Many online schools produce their own material (usually in the form of PDF documents or PowerPoint presentations). This can be very helpful as it provides your lessons with a clear structure and specific goals. The document will show you the specific grammar points or vocabulary you should go over in class. Other schools might have a weekly syllabus, which teachers can supplement with their own ideas or material. I have worked for schools with strict weekly plans, flexible monthly plans and no plans whatsoever, where teachers have free range to teach whatever they feel their students want and need. All of these have their merits, but for new teachers, online schools with structured syllabi can be very helpful. You already have tons to think about: putting your theoretical training into practice, managing a classroom and getting your head around the technology. Throw lesson and curriculum planning to the mix…. it’s a lot. 

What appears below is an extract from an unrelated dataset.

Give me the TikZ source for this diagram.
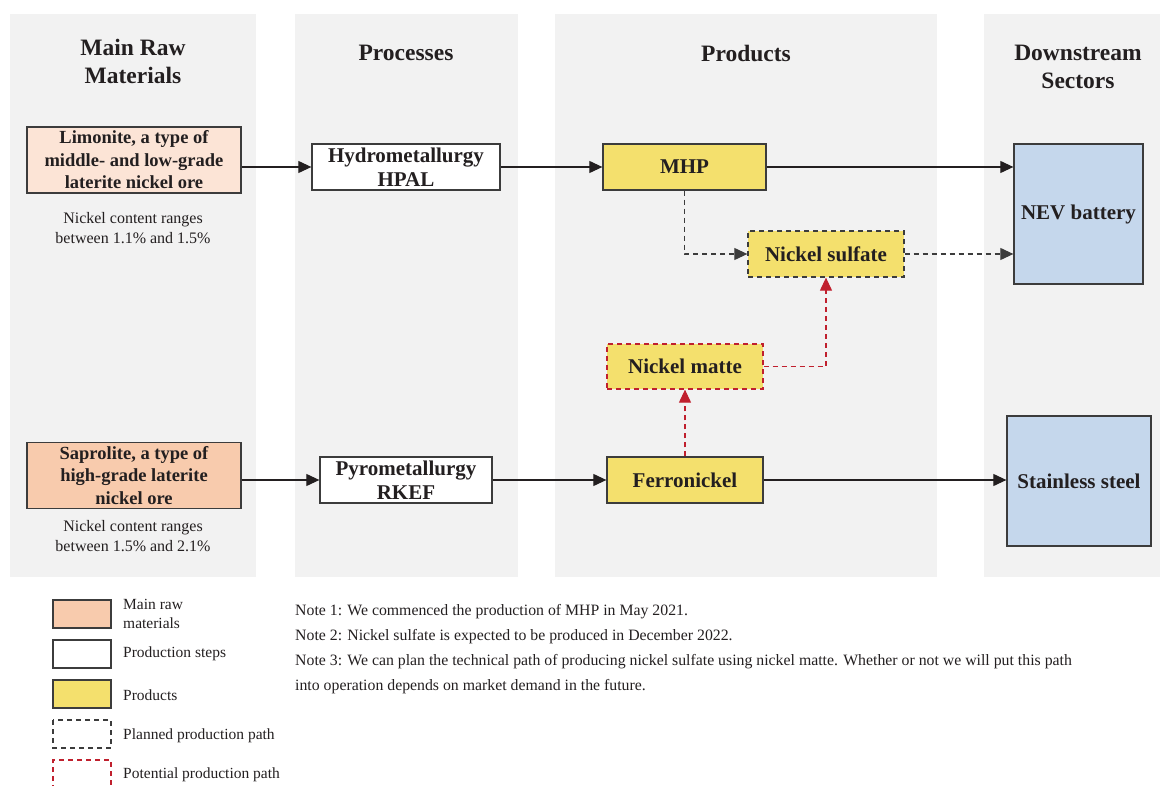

As I’ve grown more experienced, my schools have given me more autonomy to decide what to teach. It is great to have so much freedom and flexibility but it also takes more preparation and planning. There are thousands (millions?) of excellent websites out there, full of resources and downloads, but it can be overwhelming. If your online school asks you to prepare a weekly or monthly plan for a new student, I suggest looking at the index of online or physical coursebooks at your student’s level. These can give you a good idea of what students at that level of English should be able to do. These ‘can do‘ statements from the Common European Framework of Reference for Languages (CEFR) are also a useful indicator.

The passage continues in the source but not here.